* start Raw data *

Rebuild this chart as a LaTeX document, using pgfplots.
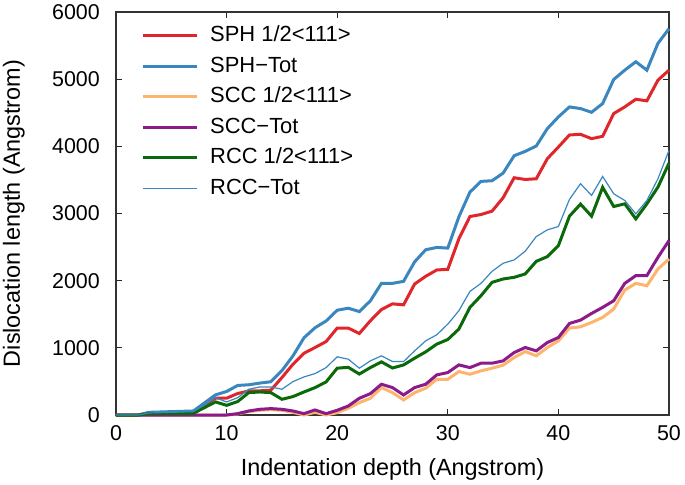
\documentclass[border=0pt]{standalone}
\usepackage{fontspec}
\setmainfont{Liberation Sans}
\usepackage{pgfplots}
\usepackage{pgfplotstable}
\pgfplotsset{compat=1.18}

\definecolor{cred}{RGB}{224,38,43}
\definecolor{cblue}{RGB}{58,135,192}
\definecolor{corange}{RGB}{253,180,108}
\definecolor{cpurple}{RGB}{139,26,139}
\definecolor{cgreen}{RGB}{10,106,10}

% x  sph  sphtot  scc  scctot  rcc  rcctot
\pgfplotstableread{
x  sph   sphtot scc   scctot rcc   rcctot
0  0     0      0     0      0     0
1  0     0      0     0      0     0
2  0     0      0     0      0     0
3  30    40     0     0      20    30
4  35    45     0     0      20    35
5  40    50     0     0      20    40
6  45    55     0     0      20    45
7  50    60     0     0      25    50
8  150   180    0     0      110   150
9  250   300    0     0      195   258
10 250   350    0     0      144   194
11 320   440    15    20     200   258
12 358   450    50    60     333   383
13 360   475    70    85     343   418
14 370   495    80    95     333   418
15 557   660    70    85     234   383
16 756   880    40    60     274   497
17 920   1150   0     20     343   567
18 1005  1300   40    75     408   617
19 1094  1400   0     20     493   706
20 1294  1560   34    70     697   866
21 1294  1590   100   134    710   831
22 1214  1540   184   249    610   697
23 1403  1700   249   318    706   806
24 1570  1960   408   458    791   881
25 1655  1960   333   408    700   796
26 1640  1990   224   298    745   796
27 1950  2280   333   408    846   955
28 2065  2460   398   458    940   1104
29 2159  2495   532   597    1055  1194
30 2169  2485   532   632    1124  1353
31 2622  2950   647   746    1279  1552
32 2955  3318   607   706    1602  1840
33 2985  3478   657   771    1776  1960
34 3035  3488   697   771    1975  2139
35 3234  3601   741   806    2025  2259
36 3532  3860   856   930    2050  2309
37 3507  3925   945   1005   2100  2438
38 3517  4005   881   955    2288  2657
39 3816  4264   1005  1079   2358  2756
40 3990  4438   1104  1154   2522  2806
41 4169  4587   1294  1363   2960  3210
42 4179  4562   1313  1413   3140  3443
43 4114  4507   1378  1512   2960  3269
44 4149  4637   1453  1602   3390  3552
45 4488  4995   1577  1701   3104  3294
46 4587  5134   1861  1960   3144  3194
47 4701  5259   1960  2075   2920  2995
48 4677  5134   1925  2075   3144  3194
49 4985  5533   2174  2348   3393  3517
50 5134  5751   2323  2597   3750  3940
}\dislen

\begin{document}
\begin{tikzpicture}
\begin{axis}[
    name=main,
    scale only axis,
    width=553bp, height=403bp,
    xmin=0, xmax=50, ymin=0, ymax=6000,
    xtick={0,10,20,30,40,50},
    ytick={0,1000,2000,3000,4000,5000,6000},
    minor tick num=0,
    tick align=inside,
    major tick length=6bp,
    tick style={black!85, line width=1bp},
    axis line style={black!80, line width=1.3bp},
    tick label style={font=\fontsize{21.5}{25}\selectfont},
    xticklabel style={inner sep=0pt, anchor=north, yshift=-10bp},
    yticklabel style={inner sep=0pt, anchor=east, xshift=-16bp},
    /pgf/number format/assume math mode=true,
    /pgf/number format/set thousands separator={},
    scaled y ticks=false,
    label style={font=\fontsize{23.5}{28}\selectfont},
    xlabel={Indentation depth (Angstrom)},
    ylabel={Dislocation length (Angstrom)},
    xlabel style={inner sep=0pt, at={(axis description cs:0.5,-0.1489)}, anchor=base},
    ylabel style={inner sep=0pt, at={(axis description cs:-0.1736,0.5)}, anchor=base},
    clip=false,
    legend cell align=left,
    legend style={draw=none, fill=none, inner sep=0pt,
        at={(axis description cs:0.0452,0.966)}, anchor=north west,
        font=\fontsize{22}{26}\selectfont,
        nodes={inner sep=0pt, text height=16bp, text depth=4bp},
        row sep=10.5bp, column sep=12bp},
    legend image code/.code={\draw[#1] (0bp,0bp) -- (54bp,0bp);},
]
\addplot[cred, line width=3bp] table[x=x, y=sph] {\dislen};
\addlegendentry{SPH 1/2<111>}
\addplot[cblue, line width=3bp] table[x=x, y=sphtot] {\dislen};
\addlegendentry{SPH−Tot}
\addplot[corange, line width=3bp] table[x=x, y=scc] {\dislen};
\addlegendentry{SCC 1/2<111>}
\addplot[cpurple, line width=3bp] table[x=x, y=scctot] {\dislen};
\addlegendentry{SCC−Tot}
\addplot[cgreen, line width=3bp] table[x=x, y=rcc] {\dislen};
\addlegendentry{RCC 1/2<111>}
\addplot[cblue, line width=1.2bp] table[x=x, y=rcctot] {\dislen};
\addlegendentry{RCC−Tot}
\end{axis}
\pgfresetboundingbox
\useasboundingbox ([shift={(-116bp,-70bp)}]main.south west) rectangle ([shift={(16bp,12bp)}]main.north east);
\end{tikzpicture}
\end{document}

* end Raw data *

- _Exercise directions_
Copy the data exactly. Any picture it contains is to be omitted.

- _Answer in full_
Rebuild this chart as a LaTeX document, using pgfplots.
\documentclass[border=0pt]{standalone}
\usepackage{fontspec}
\setmainfont{Liberation Sans}
\usepackage{pgfplots}
\usepackage{pgfplotstable}
\pgfplotsset{compat=1.18}

\definecolor{cred}{RGB}{224,38,43}
\definecolor{cblue}{RGB}{58,135,192}
\definecolor{corange}{RGB}{253,180,108}
\definecolor{cpurple}{RGB}{139,26,139}
\definecolor{cgreen}{RGB}{10,106,10}

% x  sph  sphtot  scc  scctot  rcc  rcctot
\pgfplotstableread{
x  sph   sphtot scc   scctot rcc   rcctot
0  0     0      0     0      0     0
1  0     0      0     0      0     0
2  0     0      0     0      0     0
3  30    40     0     0      20    30
4  35    45     0     0      20    35
5  40    50     0     0      20    40
6  45    55     0     0      20    45
7  50    60     0     0      25    50
8  150   180    0     0      110   150
9  250   300    0     0      195   258
10 250   350    0     0      144   194
11 320   440    15    20     200   258
12 358   450    50    60     333   383
13 360   475    70    85     343   418
14 370   495    80    95     333   418
15 557   660    70    85     234   383
16 756   880    40    60     274   497
17 920   1150   0     20     343   567
18 1005  1300   40    75     408   617
19 1094  1400   0     20     493   706
20 1294  1560   34    70     697   866
21 1294  1590   100   134    710   831
22 1214  1540   184   249    610   697
23 1403  1700   249   318    706   806
24 1570  1960   408   458    791   881
25 1655  1960   333   408    700   796
26 1640  1990   224   298    745   796
27 1950  2280   333   408    846   955
28 2065  2460   398   458    940   1104
29 2159  2495   532   597    1055  1194
30 2169  2485   532   632    1124  1353
31 2622  2950   647   746    1279  1552
32 2955  3318   607   706    1602  1840
33 2985  3478   657   771    1776  1960
34 3035  3488   697   771    1975  2139
35 3234  3601   741   806    2025  2259
36 3532  3860   856   930    2050  2309
37 3507  3925   945   1005   2100  2438
38 3517  4005   881   955    2288  2657
39 3816  4264   1005  1079   2358  2756
40 3990  4438   1104  1154   2522  2806
41 4169  4587   1294  1363   2960  3210
42 4179  4562   1313  1413   3140  3443
43 4114  4507   1378  1512   2960  3269
44 4149  4637   1453  1602   3390  3552
45 4488  4995   1577  1701   3104  3294
46 4587  5134   1861  1960   3144  3194
47 4701  5259   1960  2075   2920  2995
48 4677  5134   1925  2075   3144  3194
49 4985  5533   2174  2348   3393  3517
50 5134  5751   2323  2597   3750  3940
}\dislen

\begin{document}
\begin{tikzpicture}
\begin{axis}[
    name=main,
    scale only axis,
    width=553bp, height=403bp,
    xmin=0, xmax=50, ymin=0, ymax=6000,
    xtick={0,10,20,30,40,50},
    ytick={0,1000,2000,3000,4000,5000,6000},
    minor tick num=0,
    tick align=inside,
    major tick length=6bp,
    tick style={black!85, line width=1bp},
    axis line style={black!80, line width=1.3bp},
    tick label style={font=\fontsize{21.5}{25}\selectfont},
    xticklabel style={inner sep=0pt, anchor=north, yshift=-10bp},
    yticklabel style={inner sep=0pt, anchor=east, xshift=-16bp},
    /pgf/number format/assume math mode=true,
    /pgf/number format/set thousands separator={},
    scaled y ticks=false,
    label style={font=\fontsize{23.5}{28}\selectfont},
    xlabel={Indentation depth (Angstrom)},
    ylabel={Dislocation length (Angstrom)},
    xlabel style={inner sep=0pt, at={(axis description cs:0.5,-0.1489)}, anchor=base},
    ylabel style={inner sep=0pt, at={(axis description cs:-0.1736,0.5)}, anchor=base},
    clip=false,
    legend cell align=left,
    legend style={draw=none, fill=none, inner sep=0pt,
        at={(axis description cs:0.0452,0.966)}, anchor=north west,
        font=\fontsize{22}{26}\selectfont,
        nodes={inner sep=0pt, text height=16bp, text depth=4bp},
        row sep=10.5bp, column sep=12bp},
    legend image code/.code={\draw[#1] (0bp,0bp) -- (54bp,0bp);},
]
\addplot[cred, line width=3bp] table[x=x, y=sph] {\dislen};
\addlegendentry{SPH 1/2<111>}
\addplot[cblue, line width=3bp] table[x=x, y=sphtot] {\dislen};
\addlegendentry{SPH−Tot}
\addplot[corange, line width=3bp] table[x=x, y=scc] {\dislen};
\addlegendentry{SCC 1/2<111>}
\addplot[cpurple, line width=3bp] table[x=x, y=scctot] {\dislen};
\addlegendentry{SCC−Tot}
\addplot[cgreen, line width=3bp] table[x=x, y=rcc] {\dislen};
\addlegendentry{RCC 1/2<111>}
\addplot[cblue, line width=1.2bp] table[x=x, y=rcctot] {\dislen};
\addlegendentry{RCC−Tot}
\end{axis}
\pgfresetboundingbox
\useasboundingbox ([shift={(-116bp,-70bp)}]main.south west) rectangle ([shift={(16bp,12bp)}]main.north east);
\end{tikzpicture}
\end{document}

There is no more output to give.